Toiling long hours outdoors, India's washing caste longs for a better life.

At 5:30 a.m., the sharp slap of wet cloth echoes as it strikes stone, blending with the soft clang of the first temple bells of the day. All night, on brick ovens that stretch for a block, fat bundles of white cotton sheets and towels have steamed like giant rice cakes.

One by one, the dhobies come to another day of work. They wash by hand the dirty linen of Bombay in a giant watery warren billed as the world's largest outdoor laundry and known as the dhobi ghats. By noon, thousands of saris in pink and orange, trousers with pockets turned out, fluttering white sheets, and blue factory uniforms will hang to dry - turning the churning ghats into a giant abstract expressionist painting in the midst of the most crowded city in India.

Dhobies in India are the washer caste, born to an ancient trade. They are Indian laborers. That means they wash from 6 a.m. to 1 p.m. They eat a lunch of dal and chapati, sleep for two hours, then fold and press until dark. Children, older men, and women do the work of pushing a long flat-bed cart around the city. Sometimes they call out for laundry. Other times they work a route, picking up assigned wash from Bombay's three-star hotels, hospitals, factories, and apartment complexes.

In recent years, business in the ghats has slowed - the result of a still-new phenomenon in middle-class homes: the affordable washing machine. The subject is never very far from dhobi lips. "Today we get 1.5 rupees a piece," says one elderly dhobi. "Where is the profit?"

The dhobi ghats themselves are a series of 400 small tanks (or "tanki") built in the 1920s under the British. They stretch for hundreds of yards. The dhobies stand in calf-deep water, reach down for soaking laundry, and then slap the cloth onto a square stone with a motion like chopping firewood. Each piece is slapped about a dozen times.

Many tanki have been in the same family for generations. Families build up a business with four or five tanks. Others are leased or sub-leased from the city. Families also control spaces where laundry dries.

Charges per piece run from 1 to 20 rupees; some dhobi will clean a suit for 7 rupees - less than a dime.
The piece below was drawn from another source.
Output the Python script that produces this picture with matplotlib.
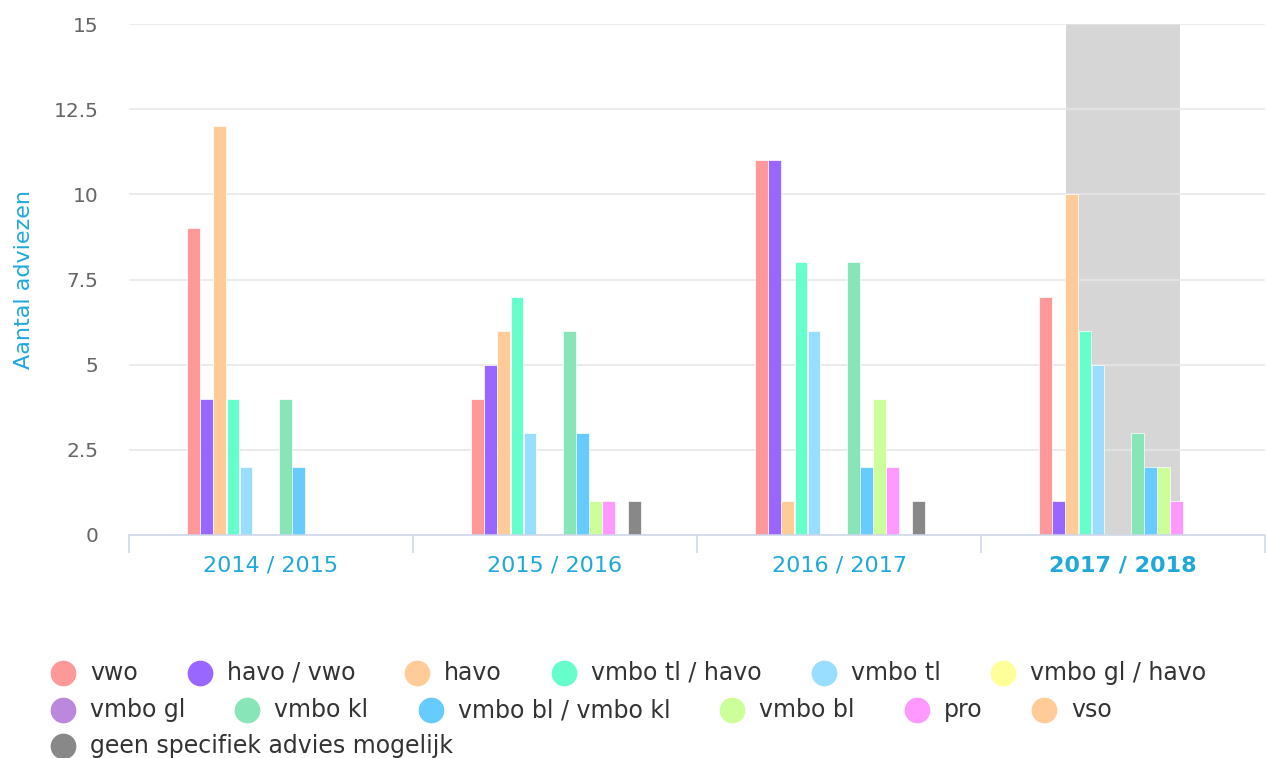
import numpy as np
import matplotlib
matplotlib.use("Agg")
import matplotlib.pyplot as plt
from matplotlib.lines import Line2D

years = ["2014 / 2015", "2015 / 2016", "2016 / 2017", "2017 / 2018"]

series_names = ["vwo", "havo / vwo", "havo", "vmbo tl / havo", "vmbo tl",
                "vmbo gl / havo", "vmbo gl", "vmbo kl", "vmbo bl / vmbo kl",
                "vmbo bl", "pro", "vso", "geen specifiek advies mogelijk"]

series_colors = ["#ff9999", "#9966ff", "#ffcc99", "#66ffcc", "#99ddff",
                 "#ffff99", "#bb88dd", "#88e5b8", "#66ccff",
                 "#ccff99", "#ff99ff", "#ffcc99", "#888888"]

# aantal adviezen per jaar (per serie)
vwo = [9, 4, 11, 7]
havo_vwo = [4, 5, 11, 1]
havo = [12, 6, 1, 10]
vmbo_tl_havo = [4, 7, 8, 6]
vmbo_tl = [2, 3, 6, 5]
vmbo_gl_havo = [0, 0, 0, 0]
vmbo_gl = [0, 0, 0, 0]
vmbo_kl = [4, 6, 8, 3]
vmbo_bl_kl = [2, 3, 2, 2]
vmbo_bl = [0, 1, 4, 2]
pro = [0, 1, 2, 1]
vso = [0, 0, 0, 0]
geen = [0, 1, 1, 0]

series_values = [vwo, havo_vwo, havo, vmbo_tl_havo, vmbo_tl, vmbo_gl_havo,
                 vmbo_gl, vmbo_kl, vmbo_bl_kl, vmbo_bl, pro, vso, geen]

y_ticks = [0, 2.5, 5, 7.5, 10, 12.5, 15]
y_tick_labels = ["0", "2.5", "5", "7.5", "10", "12.5", "15"]
hover_index = 3

blue = "#1ea8dc"
W, H = 1266, 758

fig = plt.figure(figsize=(W / 100, H / 100), dpi=100)
ax = fig.add_axes([129 / W, 1 - 535 / H, (1265 - 129) / W, (535 - 24) / H])

x = np.arange(len(years))
n = len(series_names)
slot = 0.0461
bw = 0.0445
for i in range(n):
    vals = np.array(series_values[i], dtype=float)
    mask = vals > 0
    ax.bar(x[mask] + (i - (n - 1) / 2) * slot + 0.004, vals[mask], width=bw,
           color=series_colors[i], edgecolor="white", linewidth=0.5, zorder=2)

# hover band
ax.axvspan(hover_index - 0.2, hover_index + 0.2, color="#d6d6d6", zorder=0.3, lw=0)

ax.set_xlim(-0.5, len(years) - 0.5)
ax.set_ylim(0, 15)
ax.set_yticks(y_ticks)
ax.set_yticklabels(y_tick_labels)
ax.grid(axis="y", color="#e6e6e6", linewidth=1.1)
ax.set_axisbelow(True)

for s in ["top", "right", "left"]:
    ax.spines[s].set_visible(False)
ax.spines["bottom"].set_color("#ccd6eb")
ax.spines["bottom"].set_linewidth(1.1)
ax.spines["bottom"].set_zorder(3)

ax.tick_params(axis="y", length=0, pad=22, labelsize=14.5, labelcolor="#666666")
ax.set_xticks(x)
ax.set_xticklabels(years)
ax.tick_params(axis="x", which="major", length=0, pad=15, labelsize=16, labelcolor=blue)
ax.set_xticks(np.arange(-0.5, len(years)), minor=True)
ax.tick_params(axis="x", which="minor", length=13, width=1.1, color="#ccd6eb")
ax.get_xticklabels()[hover_index].set_fontweight("bold")

ax.set_ylabel("Aantal adviezen", color=blue, fontsize=16)
ax.yaxis.set_label_coords((34 - 129) / (1265 - 129), 0.5)

# legend, flowed like the original
renderer = fig.canvas.get_renderer()
row_y = [673, 710, 746]
left = 51
max_right = 1250
cx, row = left, 0
fs = 17.0
for name, col in zip(series_names, series_colors):
    t = fig.text(0, 0, name, fontsize=fs, color="#333333", va="center", ha="left")
    tw = t.get_window_extent(renderer).width
    if cx + 39 + tw > max_right:
        row += 1
        cx = left
    y = 1 - row_y[row] / H
    t.set_position(((cx + 39) / W, y))
    fig.add_artist(Line2D([(cx + 12) / W], [y], marker="o", markersize=17.5,
                          color=col, transform=fig.transFigure, linestyle="none"))
    cx = cx + 39 + tw + 50

fig.savefig("out.png", dpi=100)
Living in India's film capital, working beneath the slim art deco postmodern highrises, the dhobies feel acutely caught between two worlds. They listen to the radio and watch Hindi dance videos on TV while they work. They wear backwards baseball caps, Izod shirts, and running shorts with names of American colleges printed on them. Unlike their parents, today's washers think of getting out. Do they want their children to carry on the business? "No way," says dhobi Jagdish. A dhobi from Hyderabad leaves his tanki to get a much-folded job rsum. It includes two years washing in the Arab Emirates. "I want my kids to learn English and get a better job," says Pappu, a dhobi from Uttar Pradesh who controls four tankis. "If it is their wish, they can study."

The children themselves seem oblivious to the realities of a hard life. They sit, study, and copy work sheets all over the ghats. Ashu, a second-grader with a toothy smile, emerges from the family hut with a school briefcase nearly half his size. He hops on one of the tanki and begins unselfconsciously reading in English, while dhobies slap away. He shows off a test where his teacher underlined in red a perfect score.